◆ Short problem
Write out each line word for word. Drop pictures.

☆ ☆ ☆ ☆ ☆ ☆ ☆

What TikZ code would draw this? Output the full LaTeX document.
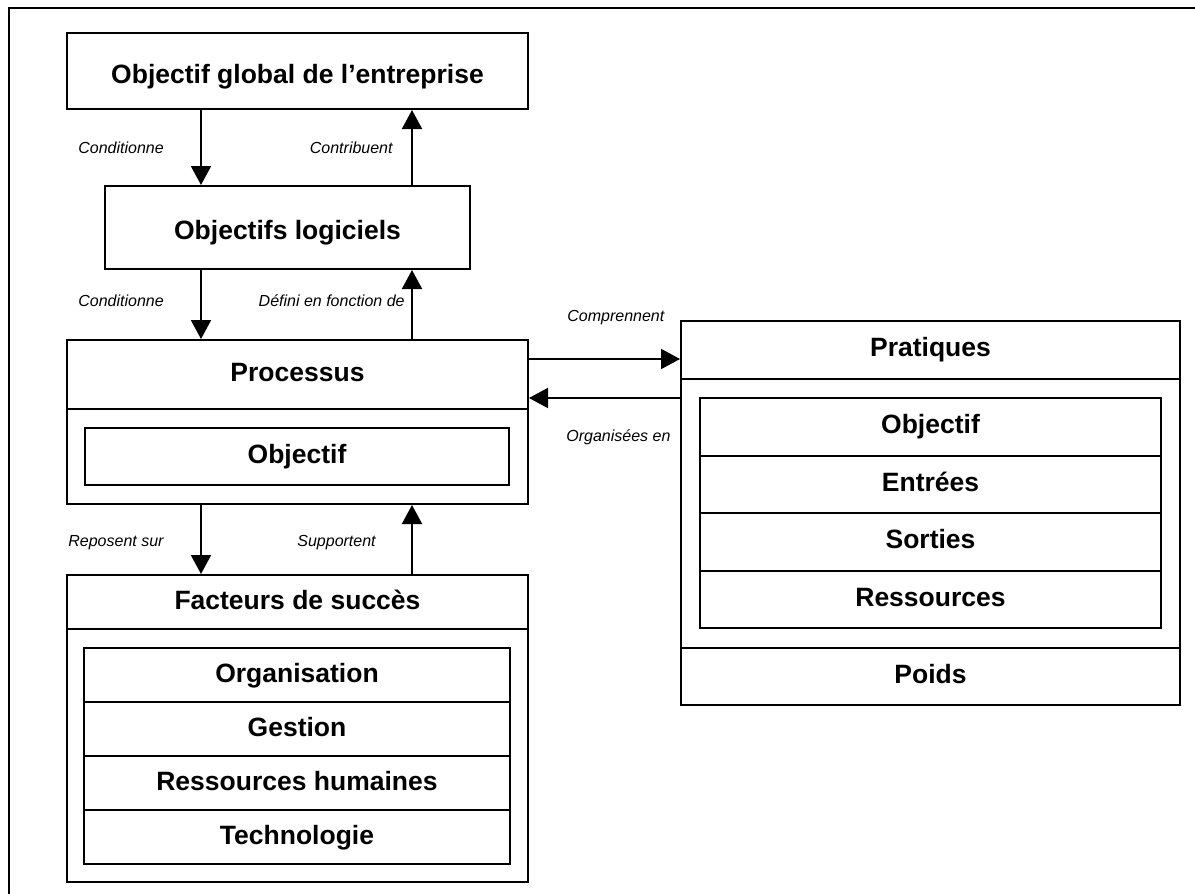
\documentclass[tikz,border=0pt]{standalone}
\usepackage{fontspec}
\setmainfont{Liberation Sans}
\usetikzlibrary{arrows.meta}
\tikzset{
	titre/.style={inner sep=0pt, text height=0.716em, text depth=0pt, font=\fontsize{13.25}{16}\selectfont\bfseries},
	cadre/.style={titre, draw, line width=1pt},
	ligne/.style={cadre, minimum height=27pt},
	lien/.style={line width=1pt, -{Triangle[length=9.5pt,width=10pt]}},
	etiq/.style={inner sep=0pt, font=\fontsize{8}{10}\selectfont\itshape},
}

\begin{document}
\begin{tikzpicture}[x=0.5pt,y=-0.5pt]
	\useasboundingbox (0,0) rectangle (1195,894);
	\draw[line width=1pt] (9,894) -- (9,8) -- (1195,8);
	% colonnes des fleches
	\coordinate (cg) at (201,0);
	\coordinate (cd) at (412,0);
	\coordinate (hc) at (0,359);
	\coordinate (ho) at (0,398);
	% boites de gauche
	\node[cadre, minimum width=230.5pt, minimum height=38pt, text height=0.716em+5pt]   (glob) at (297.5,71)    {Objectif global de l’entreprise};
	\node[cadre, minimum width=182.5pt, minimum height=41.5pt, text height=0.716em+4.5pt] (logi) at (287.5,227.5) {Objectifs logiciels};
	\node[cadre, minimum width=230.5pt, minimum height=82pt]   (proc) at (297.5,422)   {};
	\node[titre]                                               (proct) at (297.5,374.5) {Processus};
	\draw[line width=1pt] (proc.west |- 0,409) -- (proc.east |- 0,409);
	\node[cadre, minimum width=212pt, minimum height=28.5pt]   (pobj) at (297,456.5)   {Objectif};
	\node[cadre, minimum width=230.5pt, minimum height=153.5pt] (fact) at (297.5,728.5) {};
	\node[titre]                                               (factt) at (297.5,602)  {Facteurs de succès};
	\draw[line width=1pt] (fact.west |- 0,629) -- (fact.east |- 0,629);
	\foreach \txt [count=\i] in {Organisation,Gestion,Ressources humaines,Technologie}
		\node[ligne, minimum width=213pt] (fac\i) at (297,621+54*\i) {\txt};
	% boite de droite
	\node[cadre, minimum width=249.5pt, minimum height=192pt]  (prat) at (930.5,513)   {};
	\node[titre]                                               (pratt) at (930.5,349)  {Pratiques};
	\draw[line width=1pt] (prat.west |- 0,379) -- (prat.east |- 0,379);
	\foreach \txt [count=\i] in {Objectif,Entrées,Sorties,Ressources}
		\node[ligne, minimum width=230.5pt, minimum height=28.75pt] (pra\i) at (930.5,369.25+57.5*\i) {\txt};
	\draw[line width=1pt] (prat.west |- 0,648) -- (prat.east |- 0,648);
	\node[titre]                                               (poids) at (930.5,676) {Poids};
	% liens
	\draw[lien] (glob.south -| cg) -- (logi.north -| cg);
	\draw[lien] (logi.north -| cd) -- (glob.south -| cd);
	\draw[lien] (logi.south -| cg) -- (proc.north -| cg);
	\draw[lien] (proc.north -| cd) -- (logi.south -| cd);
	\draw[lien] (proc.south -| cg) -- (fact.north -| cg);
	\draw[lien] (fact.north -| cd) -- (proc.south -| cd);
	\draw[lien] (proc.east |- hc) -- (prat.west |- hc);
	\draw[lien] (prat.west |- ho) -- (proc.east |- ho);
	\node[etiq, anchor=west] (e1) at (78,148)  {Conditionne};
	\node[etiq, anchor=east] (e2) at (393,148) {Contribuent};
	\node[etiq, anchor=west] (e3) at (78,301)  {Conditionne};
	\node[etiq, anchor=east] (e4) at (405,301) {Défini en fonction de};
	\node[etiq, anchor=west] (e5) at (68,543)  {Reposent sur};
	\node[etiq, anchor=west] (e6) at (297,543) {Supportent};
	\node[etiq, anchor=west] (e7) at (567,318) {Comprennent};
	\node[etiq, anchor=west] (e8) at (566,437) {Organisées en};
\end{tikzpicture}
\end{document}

☆ ☆ ☆ ☆ ☆ ☆ ☆

◆ Answer to the task
What TikZ code would draw this? Output the full LaTeX document.
\documentclass[tikz,border=0pt]{standalone}
\usepackage{fontspec}
\setmainfont{Liberation Sans}
\usetikzlibrary{arrows.meta}
\tikzset{
	titre/.style={inner sep=0pt, text height=0.716em, text depth=0pt, font=\fontsize{13.25}{16}\selectfont\bfseries},
	cadre/.style={titre, draw, line width=1pt},
	ligne/.style={cadre, minimum height=27pt},
	lien/.style={line width=1pt, -{Triangle[length=9.5pt,width=10pt]}},
	etiq/.style={inner sep=0pt, font=\fontsize{8}{10}\selectfont\itshape},
}

\begin{document}
\begin{tikzpicture}[x=0.5pt,y=-0.5pt]
	\useasboundingbox (0,0) rectangle (1195,894);
	\draw[line width=1pt] (9,894) -- (9,8) -- (1195,8);
	% colonnes des fleches
	\coordinate (cg) at (201,0);
	\coordinate (cd) at (412,0);
	\coordinate (hc) at (0,359);
	\coordinate (ho) at (0,398);
	% boites de gauche
	\node[cadre, minimum width=230.5pt, minimum height=38pt, text height=0.716em+5pt]   (glob) at (297.5,71)    {Objectif global de l’entreprise};
	\node[cadre, minimum width=182.5pt, minimum height=41.5pt, text height=0.716em+4.5pt] (logi) at (287.5,227.5) {Objectifs logiciels};
	\node[cadre, minimum width=230.5pt, minimum height=82pt]   (proc) at (297.5,422)   {};
	\node[titre]                                               (proct) at (297.5,374.5) {Processus};
	\draw[line width=1pt] (proc.west |- 0,409) -- (proc.east |- 0,409);
	\node[cadre, minimum width=212pt, minimum height=28.5pt]   (pobj) at (297,456.5)   {Objectif};
	\node[cadre, minimum width=230.5pt, minimum height=153.5pt] (fact) at (297.5,728.5) {};
	\node[titre]                                               (factt) at (297.5,602)  {Facteurs de succès};
	\draw[line width=1pt] (fact.west |- 0,629) -- (fact.east |- 0,629);
	\foreach \txt [count=\i] in {Organisation,Gestion,Ressources humaines,Technologie}
		\node[ligne, minimum width=213pt] (fac\i) at (297,621+54*\i) {\txt};
	% boite de droite
	\node[cadre, minimum width=249.5pt, minimum height=192pt]  (prat) at (930.5,513)   {};
	\node[titre]                                               (pratt) at (930.5,349)  {Pratiques};
	\draw[line width=1pt] (prat.west |- 0,379) -- (prat.east |- 0,379);
	\foreach \txt [count=\i] in {Objectif,Entrées,Sorties,Ressources}
		\node[ligne, minimum width=230.5pt, minimum height=28.75pt] (pra\i) at (930.5,369.25+57.5*\i) {\txt};
	\draw[line width=1pt] (prat.west |- 0,648) -- (prat.east |- 0,648);
	\node[titre]                                               (poids) at (930.5,676) {Poids};
	% liens
	\draw[lien] (glob.south -| cg) -- (logi.north -| cg);
	\draw[lien] (logi.north -| cd) -- (glob.south -| cd);
	\draw[lien] (logi.south -| cg) -- (proc.north -| cg);
	\draw[lien] (proc.north -| cd) -- (logi.south -| cd);
	\draw[lien] (proc.south -| cg) -- (fact.north -| cg);
	\draw[lien] (fact.north -| cd) -- (proc.south -| cd);
	\draw[lien] (proc.east |- hc) -- (prat.west |- hc);
	\draw[lien] (prat.west |- ho) -- (proc.east |- ho);
	\node[etiq, anchor=west] (e1) at (78,148)  {Conditionne};
	\node[etiq, anchor=east] (e2) at (393,148) {Contribuent};
	\node[etiq, anchor=west] (e3) at (78,301)  {Conditionne};
	\node[etiq, anchor=east] (e4) at (405,301) {Défini en fonction de};
	\node[etiq, anchor=west] (e5) at (68,543)  {Reposent sur};
	\node[etiq, anchor=west] (e6) at (297,543) {Supportent};
	\node[etiq, anchor=west] (e7) at (567,318) {Comprennent};
	\node[etiq, anchor=west] (e8) at (566,437) {Organisées en};
\end{tikzpicture}
\end{document}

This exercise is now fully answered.